The cells in our bodies are constantly churning out proteins and other structures, built according to the blueprints contained in their DNA, which are crucial to supporting those cells' functions. And while in each cell most of the information contained in its DNA will be ignored, if an area of the genome important to the cell's function is damaged or develops mutations, the cell may produce misshapen proteins or simply stop functioning altogether. The effects of misshapen proteins can range from useless to actively harmful, as when neurons in a brain with Alzheimer's disease produce excessive amounts of the neurotoxic protein amyloid beta.
A few dysfunctional cells here and there don't pose much of a problem, but as more and more cells in a tissue accumulate damage over time, the health of the entire tissue or organ may be compromised. The body's normal way of dealing with such cells is to remove them through a type of programmed self-destruction called apoptosis, making way for new cells. Some cells, however, fail to die and enter a state of senescence, where they are incapable of replicating but are still left to take up space in the tissue. But especially dangerous is the case of a cell with damaged DNA that doesn't enter either apoptosis or senescence: damage drives mutation rate up each time the cell replicates, and if a mutation provides a survival advantage or switches off the cell's protective mechanisms against tumor formation, this can eventually lead to cancer. Cells that divide frequently, such as skin or lung cells, are most susceptible to this danger.

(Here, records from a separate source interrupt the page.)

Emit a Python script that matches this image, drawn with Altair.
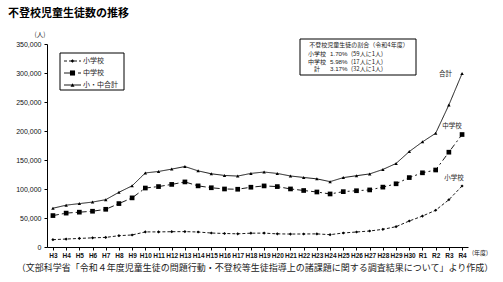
import altair as alt
import pandas as pd

years = ["H3", "H4", "H5", "H6", "H7", "H8", "H9", "H10", "H11", "H12", "H13", "H14",
         "H15", "H16", "H17", "H18", "H19", "H20", "H21", "H22", "H23", "H24", "H25",
         "H26", "H27", "H28", "H29", "H30", "R1", "R2", "R3", "R4"]
elementary = [12645, 13710, 14769, 15786, 16569, 19498, 20765, 26017, 26047, 26373, 26511,
              25869, 24077, 23318, 22709, 23825, 23927, 22652, 22327, 22463, 22622, 21243,
              24175, 25864, 27583, 30448, 35032, 44841, 53350, 63350, 81498, 105112]
junior = [54172, 58421, 60039, 61663, 65022, 74853, 84701, 101675, 104180, 107913, 112211,
          105383, 102149, 100040, 99578, 103069, 105328, 104153, 100105, 97428, 94836, 91446,
          95442, 97033, 98408, 103235, 108999, 119687, 127922, 132777, 163442, 193936]
total = [66817, 72131, 74808, 77449, 81591, 94351, 105466, 127692, 130227, 134286, 138722,
         131252, 126226, 123358, 122287, 126894, 129255, 126805, 122432, 119891, 117458, 112689,
         119617, 122897, 125991, 133683, 144031, 164528, 181272, 196127, 244940, 299048]
series_names = ["小学校", "中学校", "小・中合計"]
end_labels = ["小学校", "中学校", "合計"]
ratio_header = "不登校児童生徒の割合（令和4年度）"
ratio_labels = ["小学校", "中学校", "計"]
ratio_pcts = ["1.70%", "5.98%", "3.17%"]
ratio_notes = ["(59人に1人)", "(17人に1人)", "(32人に1人)"]
title_text = "不登校児童生徒数の推移"
unit_text = "(人)"
xunit_text = "(年度)"
source_text = "（文部科学省「令和４年度児童生徒の問題行動・不登校等生徒指導上の諸課題に関する調査結果について」より作成）"

JP = "Noto Sans CJK JP"
LAT = "Liberation Sans"

rows = []
for name, vals in zip(series_names, [elementary, junior, total]):
    for y, v in zip(years, vals):
        rows.append({"year": y, "series": name, "value": v})
df = pd.DataFrame(rows)

W, H = 421, 203

xenc = alt.X("year:O", sort=years, scale=alt.Scale(type="point", padding=0.45),
             axis=alt.Axis(title=None, labelAngle=0, labelFontSize=6.5, labelFontWeight="bold",
                           labelFont=LAT, labelColor="#111", domainColor="black",
                           tickColor="black", tickSize=3, labelPadding=2, labelOverlap=False))
yenc = alt.Y("value:Q", scale=alt.Scale(domain=[0, 350000], nice=False),
             axis=alt.Axis(title=None, values=list(range(0, 350001, 50000)), format=",.0f",
                           labelFontSize=7, labelFont=LAT, labelColor="#111", grid=False,
                           tickSize=3, domainColor="black", tickColor="black", labelPadding=3))

styles = {
    "小学校": dict(dash=[3, 2], shape="diamond", size=10),
    "中学校": dict(dash=[6, 3, 2, 3], shape="square", size=22),
    "小・中合計": dict(dash=[1, 0], shape="triangle-up", size=12),
}

layers = []
for name in series_names:
    st = styles[name]
    sub = alt.Chart(df).transform_filter(alt.datum.series == name)
    layers.append(sub.mark_line(color="black", strokeWidth=0.9, strokeDash=st["dash"]).encode(x=xenc, y=yenc))
    layers.append(sub.mark_point(color="black", filled=True, opacity=1, shape=st["shape"], size=st["size"]).encode(x=xenc, y=yenc))

# End labels anchored to the R4 points
end_df = pd.DataFrame({"year": ["R4"] * 3, "value": [elementary[-1], junior[-1], total[-1]], "label": end_labels})
end_offsets = [(-8, -8), (-10, -9), (-10, 0)]
for i, (dx, dy) in enumerate(end_offsets):
    layers.append(alt.Chart(end_df.iloc[[i]]).mark_text(font=JP, fontSize=6.5, color="#222", dx=dx, dy=dy,
                                                       align="center" if i < 2 else "right", baseline="middle")
                  .encode(x=xenc, y=yenc, text="label:N"))

one = pd.DataFrame({"k": [0]})

def txt(text, x, y, size, align="left", weight="normal", font=JP, color="black"):
    return alt.Chart(pd.DataFrame({"t": [text]})).mark_text(
        font=font, fontSize=size, align=align, baseline="middle", fontWeight=weight, color=color
    ).encode(x=alt.value(x), y=alt.value(y), text="t:N")

# legend box (decoration, in plot pixel coordinates)
layers.append(alt.Chart(one).mark_rect(fill="white", stroke="black", strokeWidth=1).encode(
    x=alt.value(13), x2=alt.value(77), y=alt.value(9), y2=alt.value(46)))
leg_y = [17, 29, 41]
for name, ly in zip(series_names, leg_y):
    st = styles[name]
    layers.append(alt.Chart(one).mark_rule(color="black", strokeWidth=0.9, strokeDash=st["dash"]).encode(
        x=alt.value(17), x2=alt.value(34), y=alt.value(ly)))
    layers.append(alt.Chart(one).mark_point(color="black", filled=True, opacity=1, shape=st["shape"],
                                            size=st["size"] + 4).encode(x=alt.value(25.5), y=alt.value(ly)))
    layers.append(txt(name, 36, ly, 7, color="#222"))

# ratio box
layers.append(alt.Chart(one).mark_rect(fill="white", stroke="black", strokeWidth=1).encode(
    x=alt.value(253), x2=alt.value(369), y=alt.value(-5), y2=alt.value(31)))
layers.append(txt(ratio_header, 312, 1, 6, align="center", color="#222"))
for i, ry in enumerate([10, 17.5, 25]):
    layers.append(txt(ratio_labels[i], 270, ry, 6, align="center", color="#222"))
    layers.append(txt(ratio_pcts[i], 283, ry, 6.2, font=LAT, color="#222"))
    layers.append(txt(ratio_notes[i], 304, ry, 6, color="#222"))

# outer texts
layers.append(txt(title_text, -39, -30, 11, weight="bold"))
layers.append(txt(unit_text, -7, -9, 6.5, align="center", color="#222"))
layers.append(txt(xunit_text, 425, 209, 6, color="#222"))
layers.append(txt(source_text, 208, 224, 9, align="center", color="#222"))

chart = alt.layer(*layers).properties(
    width=W, height=H,
    autosize=alt.AutoSizeParams(type="none"),
    padding={"left": 47, "top": 44, "right": 35, "bottom": 35},
    background="white",
).configure_view(stroke=None)

chart.save("out.html", embed_options={"renderer": "svg", "actions": False})
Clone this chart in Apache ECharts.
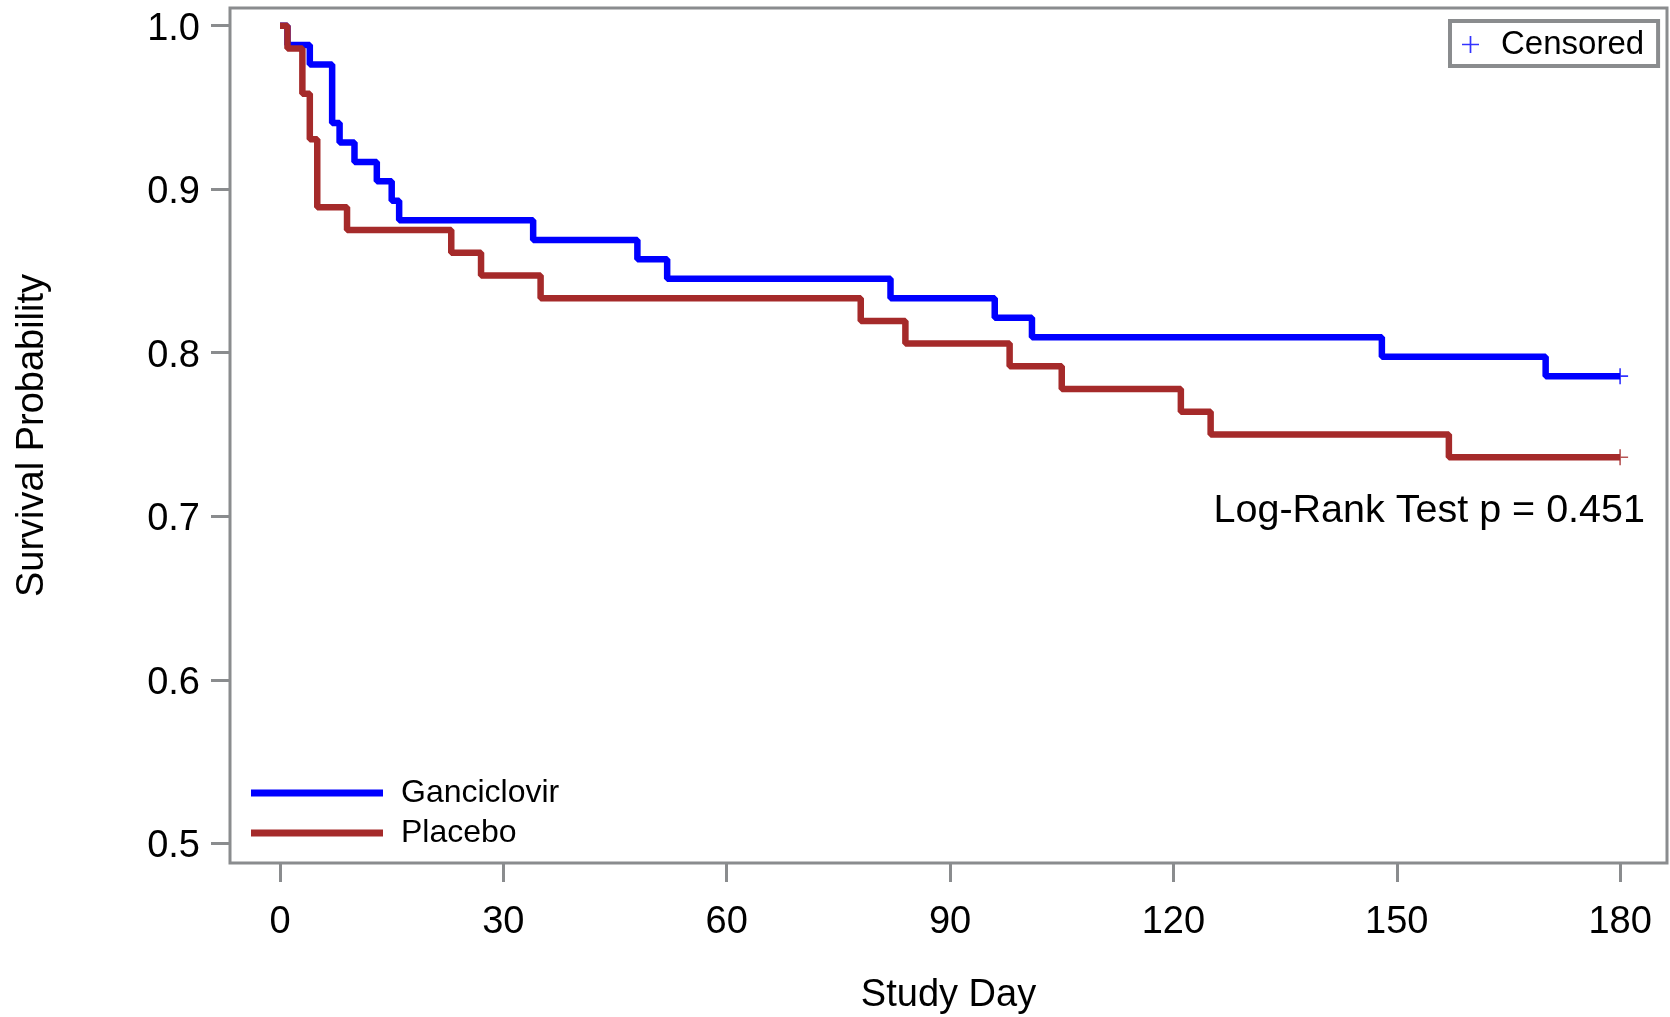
<!DOCTYPE html>
<html>
<head>
<meta charset="utf-8">
<script src="https://cdn.jsdelivr.net/npm/echarts@6/dist/echarts.min.js"></script>
<style>
  html, body { margin: 0; padding: 0; background: #fff; }
</style>
</head>
<body>
<div id="main" style="width: 1670px;height:1017px;"></div>

<script type="text/javascript">

    // Kaplan-Meier steps: day of event and survival after it
    var ganDays = [0, 1, 4, 7, 8, 10, 13, 15, 16, 34, 48, 52, 82, 96, 101, 148, 170, 180];
    var ganSurv = [1, 0.9881, 0.9762, 0.9405, 0.9286, 0.9167, 0.9048, 0.8929, 0.8810, 0.8690,
                   0.8571, 0.8452, 0.8333, 0.8214, 0.8095, 0.7976, 0.7857, 0.7857];
    var plaDays = [0, 1, 3, 4, 5, 9, 23, 27, 35, 78, 84, 98, 105, 121, 125, 157, 180];
    var plaSurv = [1, 0.9861, 0.9583, 0.9306, 0.8889, 0.8750, 0.8611, 0.8472, 0.8333, 0.8194,
                   0.8056, 0.7917, 0.7778, 0.7639, 0.7500, 0.7361, 0.7361];
    // censored at end of study
    var censorDays = [180, 180];
    var censorSurv = [0.7857, 0.7361];

    var xTicks = [0, 30, 60, 90, 120, 150, 180];
    var yTicks = [0.5, 0.6, 0.7, 0.8, 0.9, 1.0];

    var fontFam = "'Liberation Sans', Arial, sans-serif";
    var gray = '#8a8c8e';
    var plusPath = 'path://M-0.1,-1H0.1V1H-0.1Z M-1,-0.1H1V0.1H-1Z';

    function zip(a, b) {
        var out = [];
        for (var i = 0; i < a.length; i++) out.push([a[i], b[i]]);
        return out;
    }

    var ec = echarts.init(document.getElementById('main'));

    var option = {
        animation: false,
        textStyle: { fontFamily: fontFam },
        grid: {
            left: 230, top: 8, right: 3, bottom: 154,
            show: true, borderColor: gray, borderWidth: 3,
            outerBoundsMode: 'none'
        },
        xAxis: {
            type: 'value',
            min: -6.72,
            max: 186.3,
            name: 'Study Day',
            nameLocation: 'middle',
            nameGap: 114,
            nameTextStyle: { fontSize: 38, color: '#000', fontFamily: fontFam },
            axisLine: { show: false, onZero: false },
            splitLine: { show: false },
            axisTick: { show: true, length: 19, lineStyle: { color: gray, width: 3 }, customValues: xTicks },
            axisLabel: { fontSize: 38, color: '#000', margin: 41, customValues: xTicks, fontFamily: fontFam }
        },
        yAxis: {
            type: 'value',
            min: 0.488,
            max: 1.0108,
            name: 'Survival Probability',
            nameLocation: 'middle',
            nameGap: 178,
            nameTextStyle: { fontSize: 38, color: '#000', fontFamily: fontFam },
            axisLine: { show: false, onZero: false },
            splitLine: { show: false },
            axisTick: { show: true, length: 19, lineStyle: { color: gray, width: 3 }, customValues: yTicks },
            axisLabel: {
                color: '#000', margin: 30, customValues: yTicks,
                formatter: function (v) { return '{v|' + v.toFixed(1) + '}'; },
                rich: {
                    v: { fontSize: 38, color: '#000', fontFamily: fontFam, padding: [7, 0, 0, 0] }
                }
            }
        },
        legend: [{
            data: ['Ganciclovir', 'Placebo'],
            orient: 'vertical',
            left: 251,
            top: 777,
            padding: 0,
            icon: 'rect',
            itemWidth: 132,
            itemHeight: 7,
            itemGap: 8,
            textStyle: { fontSize: 32, color: '#000', fontFamily: fontFam, padding: [0, 0, 0, 13] }
        }, {
            data: ['Censored'],
            left: 1450,
            top: 21,
            padding: [7, 14, 5, 12],
            borderColor: gray,
            borderWidth: 4,
            itemWidth: 17,
            itemHeight: 18,
            textStyle: { fontSize: 33, color: '#000', fontFamily: fontFam, padding: [0, 0, 0, 17] }
        }],
        series: [{
            name: 'Ganciclovir',
            type: 'line',
            step: 'end',
            symbol: 'none',
            data: zip(ganDays, ganSurv),
            lineStyle: { color: '#0000ff', width: 6.5 },
            itemStyle: { color: '#0000ff' }
        }, {
            name: 'Placebo',
            type: 'line',
            step: 'end',
            symbol: 'none',
            data: zip(plaDays, plaSurv),
            lineStyle: { color: '#a52a2a', width: 6.5 },
            itemStyle: { color: '#a52a2a' }
        }, {
            name: 'Censored',
            type: 'scatter',
            symbol: plusPath,
            symbolSize: 16,
            itemStyle: { color: '#0000ff' },
            data: [
                { value: [censorDays[0], censorSurv[0]], itemStyle: { color: '#0000ff' } },
                { value: [censorDays[1], censorSurv[1]], itemStyle: { color: '#a52a2a' } }
            ]
        }],
        graphic: [{
            type: 'text',
            right: 25,
            top: 491,
            style: { text: 'Log-Rank Test p = 0.451', font: '39.5px ' + fontFam, fill: '#000' }
        }]
    };

    ec.setOption(option);
</script>
</body>
</html>
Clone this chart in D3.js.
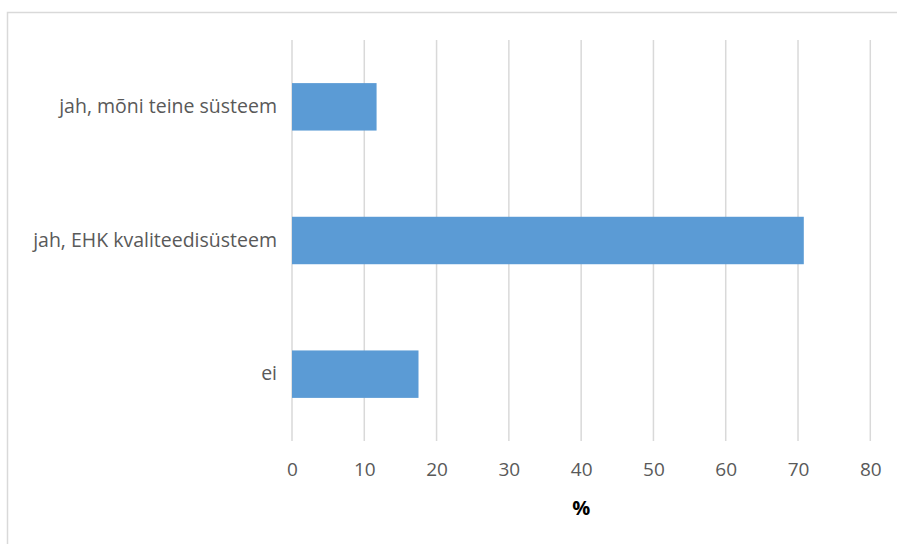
<!DOCTYPE html>
<html>
<head>
<meta charset="utf-8">
<script src="https://cdn.jsdelivr.net/npm/d3@7"></script>
<style>
  body { margin: 0; background: #fff; }
  svg { display: block; }
</style>
</head>
<body>
<div id="chart"></div>
<script>
// Chart data.
const categories = ['jah, mõni teine süsteem', 'jah, EHK kvaliteedisüsteem', 'ei'];
const values = [11.7, 70.8, 17.5];
const xTicks = [0, 10, 20, 30, 40, 50, 60, 70, 80];
const xTitle = '%';

const width = 897;
const height = 544;
const margin = { top: 40, right: 27, bottom: 103, left: 292 };

const textColour = '#595959';
const gridColour = '#d9d9d9';
const barColour = '#5b9bd5';
const fontFamily = '"Open Sans", "Liberation Sans", sans-serif';

const svg = d3.select('#chart')
  .append('svg')
  .attr('width', width)
  .attr('height', height);

// Outer chart border (runs past right and bottom edges like the original).
svg.append('rect')
  .attr('x', 7.5)
  .attr('y', 12.5)
  .attr('width', 900)
  .attr('height', 540)
  .attr('fill', 'none')
  .attr('stroke', gridColour)
  .attr('stroke-width', 1.5);

const x = d3.scaleLinear()
  .domain([0, 80])
  .range([margin.left, 870.3]);

const y = d3.scaleBand()
  .domain(categories)
  .range([margin.top, 441])
  .paddingInner(0.645)
  .paddingOuter(0.3225);

// Vertical gridlines.
svg.append('g')
  .selectAll('line')
  .data(xTicks)
  .join('line')
  .attr('x1', d => x(d))
  .attr('x2', d => x(d))
  .attr('y1', margin.top)
  .attr('y2', 441)
  .attr('stroke', gridColour)
  .attr('stroke-width', 1.5);

// Bars.
svg.append('g')
  .selectAll('rect')
  .data(values)
  .join('rect')
  .attr('x', x(0))
  .attr('y', (d, i) => y(categories[i]))
  .attr('width', d => x(d) - x(0))
  .attr('height', y.bandwidth())
  .attr('fill', barColour);

// X axis tick labels.
const xAxis = svg.append('g')
  .attr('transform', `translate(0, 441)`)
  .call(d3.axisBottom(x).tickValues(xTicks).tickSize(0).tickPadding(22));
xAxis.select('.domain').remove();
xAxis.selectAll('text')
  .attr('fill', textColour)
  .style('font-family', fontFamily)
  .style('font-size', '19px');

// Y axis category labels.
const yAxis = svg.append('g')
  .attr('transform', `translate(${margin.left}, 0)`)
  .call(d3.axisLeft(y).tickSize(0).tickPadding(15));
yAxis.select('.domain').remove();
yAxis.selectAll('text')
  .attr('fill', textColour)
  .style('font-family', fontFamily)
  .style('font-size', '19.5px');

// Axis title.
svg.append('text')
  .attr('x', (x(0) + x(80)) / 2)
  .attr('y', 515)
  .attr('text-anchor', 'middle')
  .attr('fill', '#000')
  .style('font-family', fontFamily)
  .style('font-size', '20px')
  .style('font-weight', 'bold')
  .text(xTitle);
</script>
</body>
</html>
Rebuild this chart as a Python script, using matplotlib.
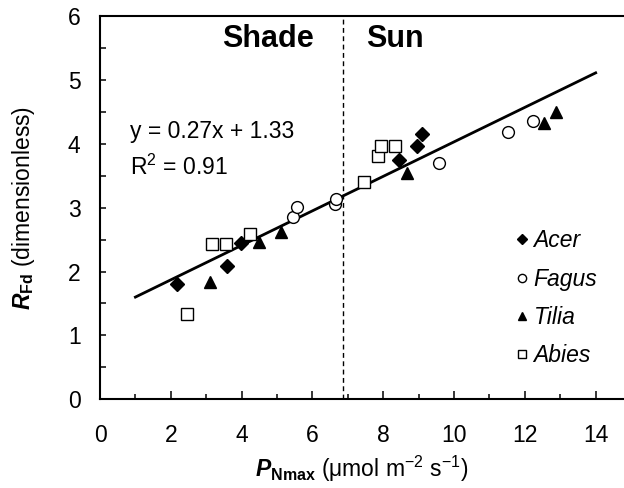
import matplotlib
matplotlib.use("Agg")
import matplotlib.pyplot as plt
import numpy as np
from matplotlib.ticker import MultipleLocator

plt.rcParams['font.family'] = ['Liberation Sans', 'DejaVu Sans']
plt.rcParams['mathtext.fontset'] = 'custom'
plt.rcParams['mathtext.rm'] = 'Liberation Sans'
plt.rcParams['mathtext.it'] = 'Liberation Sans:italic'
plt.rcParams['mathtext.bf'] = 'Liberation Sans:bold'
plt.rcParams['mathtext.bfit'] = 'Liberation Sans:bold:italic'

# ---- data ----
acer_x = [2.18, 3.58, 3.98, 8.45, 8.94, 9.10]
acer_y = [1.81, 2.08, 2.44, 3.75, 3.96, 4.16]

fagus_x = [5.46, 5.57, 6.64, 6.66, 9.57, 11.51, 12.24]
fagus_y = [2.86, 3.01, 3.05, 3.13, 3.70, 4.18, 4.36]

tilia_x = [3.10, 4.50, 5.10, 8.68, 12.54, 12.88]
tilia_y = [1.84, 2.46, 2.62, 3.55, 4.33, 4.50]

abies_x = [2.46, 3.16, 3.56, 4.23, 7.47, 7.84, 7.93, 8.32]
abies_y = [1.34, 2.43, 2.43, 2.58, 3.40, 3.81, 3.96, 3.96]

slope, intercept = 0.27, 1.33
fit_range = [1, 14]
divider_x = 6.86

xticks = [0, 2, 4, 6, 8, 10, 12, 14]
yticks = [0, 1, 2, 3, 4, 5, 6]

fig = plt.figure(figsize=(6.24, 4.88), dpi=100)
ax = fig.add_axes([100/624, 88.7/488, 1 - 100/624, 383.3/488])

fx = np.array(fit_range)
ax.plot(fx, slope * fx + intercept, color='black', lw=2.0, zorder=2)
ax.plot([divider_x, divider_x], [0, 6], color='black', lw=1.0,
        linestyle=(0, (3.5, 2.5)), zorder=1)

ms = 8.5
ax.plot(acer_x, acer_y, linestyle='none', marker='D', ms=7.5, mfc='black',
        mec='black', mew=1, zorder=3, label='Acer')
ax.plot(fagus_x, fagus_y, linestyle='none', marker='o', ms=ms, mfc='white',
        mec='black', mew=1, zorder=3, label='Fagus')
ax.plot(tilia_x, tilia_y, linestyle='none', marker='^', ms=ms + 0.5, mfc='black',
        mec='black', mew=1, zorder=3, label='Tilia')
ax.plot(abies_x, abies_y, linestyle='none', marker='s', ms=ms - 0.5, mfc='white',
        mec='black', mew=1, zorder=3, label='Abies')

ax.set_xlim(0, 14.8)
ax.set_ylim(0, 6)
ax.set_xticks(xticks)
ax.set_yticks(yticks)
ax.xaxis.set_minor_locator(MultipleLocator(1))
ax.yaxis.set_minor_locator(MultipleLocator(0.5))

ax.tick_params(axis='x', which='major', direction='in', length=6, width=1.1,
               labelsize=16.5, pad=18)
ax.tick_params(axis='x', which='minor', direction='in', length=3.5, width=1.1)
ax.tick_params(axis='y', which='both', direction='in', length=4.5, width=1.1,
               labelsize=16.5, pad=14)
ax.tick_params(top=False, right=False, which='both')

for s in ['left', 'bottom', 'top']:
    ax.spines[s].set_linewidth(1.5)
ax.spines['right'].set_visible(False)

ax.text(4.75, 5.51, 'Shade', fontsize=22, fontweight='bold', ha='center', va='baseline')
ax.text(8.33, 5.51, 'Sun', fontsize=22, fontweight='bold', ha='center', va='baseline')

ax.text(0.85, (399.3 - 138) / 63.9, 'y = 0.27x + 1.33', fontsize=16.5, ha='left', va='baseline')
ax.text(0.85, (399.3 - 175) / 63.9, r'R$^2$ = 0.91', fontsize=16.5, ha='left', va='baseline')

leg = ax.legend(loc='upper left', bbox_to_anchor=(0.775, 0.473), frameon=False,
                markerscale=0.7, handlelength=0.4, handletextpad=0.3,
                labelspacing=0.66, borderpad=0,
                prop={'style': 'italic', 'size': 16.5})

ax.set_xlabel(r'$\mathbfit{P}_{\mathbf{Nmax}}$ (μmol m$^{-2}$ s$^{-1}$)', fontsize=16.5, labelpad=5)
ax.set_ylabel(r'$\mathbfit{R}_{\mathbf{Fd}}$ (dimensionless)', fontsize=16.5, labelpad=22)

fig.savefig('out.png', dpi=100)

Our bodies may have evolved an impressive variety of damage repair mechanisms, but with increasing exposure to damage-causing agents in the environment and the damages caused by our own internal processes, compounded with the declining effectiveness of our protective mechanisms over time, DNA damage and mutations are bound to accumulate as we age. Some evidence suggests that caloric restriction may mitigate these effects. However, since no drugs yet exist that will prevent or repair DNA damage, all we can do at the moment is try our best to avoid harmful agents like excessive sun exposure and smoking.